Art. 22 – Toute instance ayant pour objet le recouvrement des produits, redevances, portions de fruits, participation aux bénéfices du domaine public corporel ou incorporel ou la recette des droits, actions et créances qui en dépendent, est introduite par la signification au débiteur d’une contrainte, décernée par le Chef de la circonscription domaniale et foncière compétent, visée et rendue exécutoire par le Président du tribunal administratif de la situation des biens.
L’exécution de la contrainte ne pourra être interrompue que par une opposition formée par le redevable et motivée, avec assignation à jour fixe devant le tribunal administratif. Dans ce cas, l’opposant sera tenu d’élire domicile dans la localité où siège le tribunal.
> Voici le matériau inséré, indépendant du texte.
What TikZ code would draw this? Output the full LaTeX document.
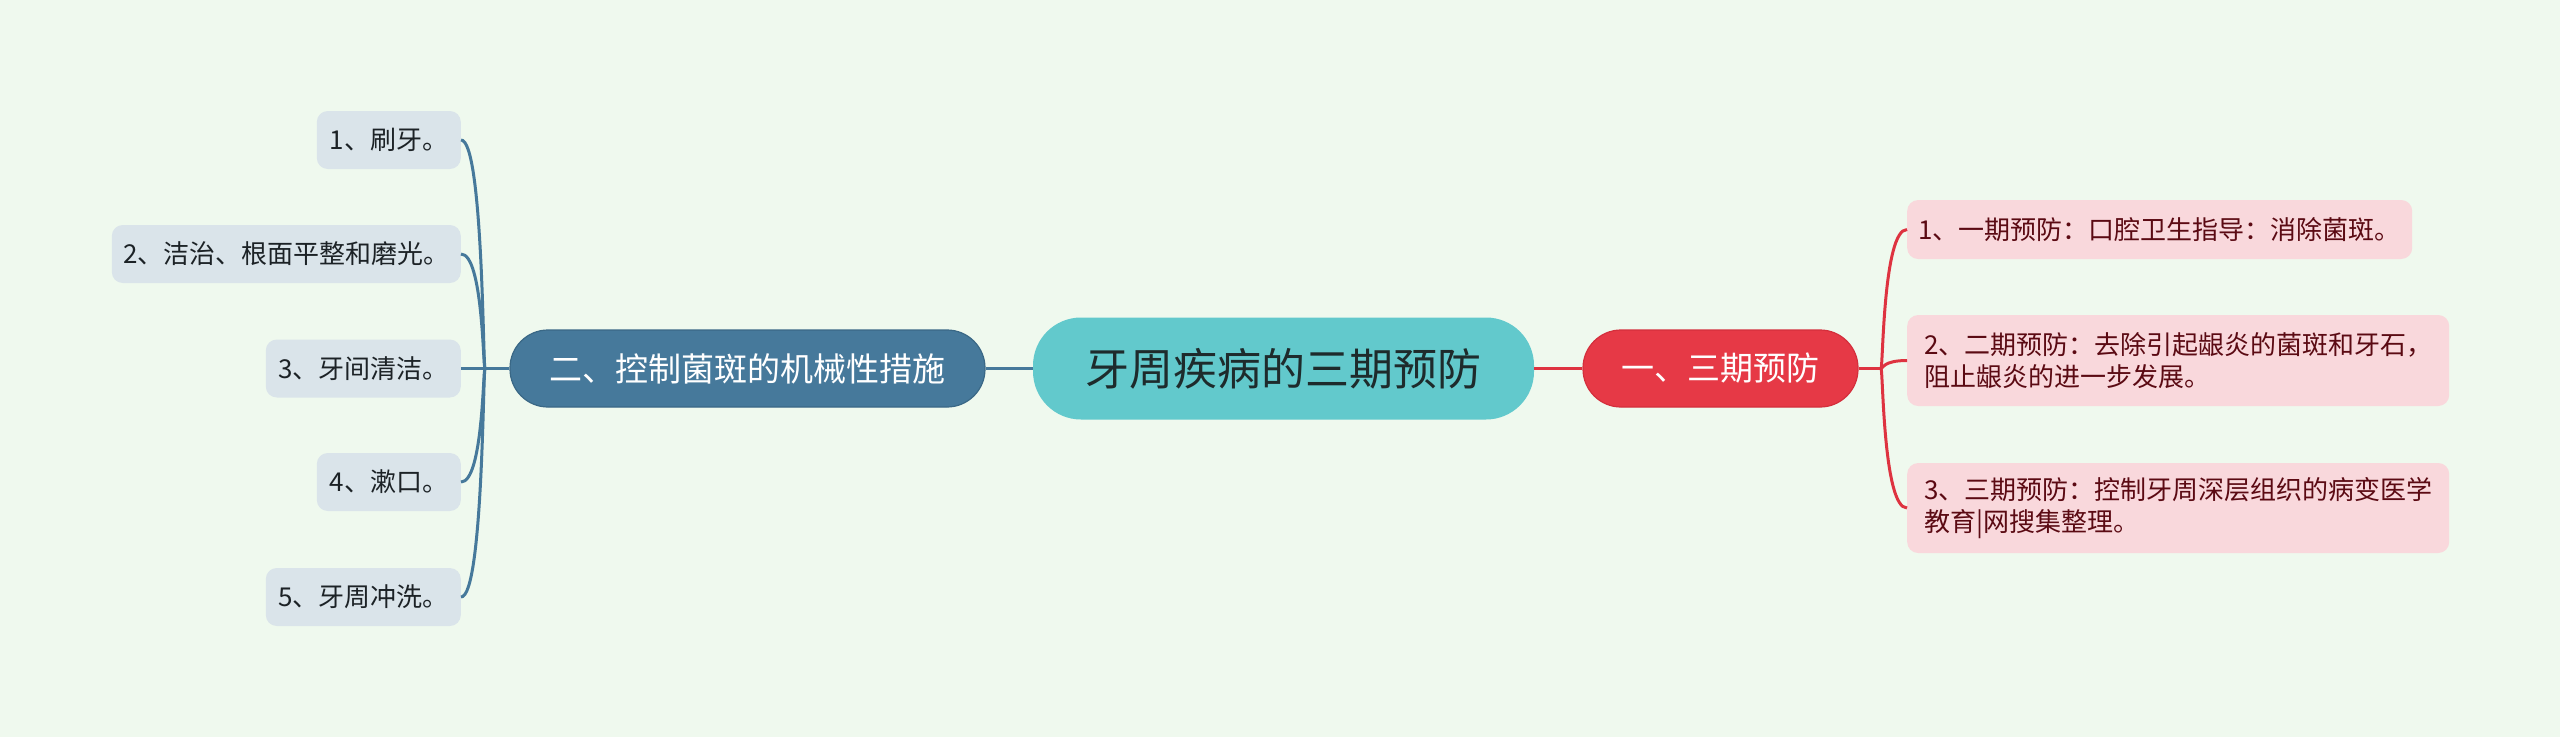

Art. 23 – Les procédures et instances engagées ou soutenues à la requête de l’Etat pour le règlement des litiges intéressant le domaine public ou le recouvrement des produits et redevances de ce domaine sont poursuivies devant la juridiction administrative à la diligence et par les soins des autorités ci-après en qualité de mandataires légaux, à savoir le Ministre chargé du Service des Domaines ou ses délégués, le Chef du Service des Domaines et de la Propriété foncière et les Chefs de circonscription domaniale et foncière.
Pour le domaine public des collectivités décentralisées, elles sont poursuivies à la diligence du Chef de l’Exécutif local.
TITRE IV – DISPOSITIONS FINALES
Art. 24 – Les modalités d’application de la présente loi sont fixées par voie réglementaire.
Art. 25 – Sont et demeurent abrogées toutes les réglementations et dispositions antérieures contraires à la présente loi notamment l’Ordonnance n° 60 – 099 du 21 septembre 1960 réglementant le domaine public ainsi que ses textes subséquents.
Art. 26 – La présente loi sera publiée au Journal officiel de la République. Elle sera exécutée comme loi de l’Etat.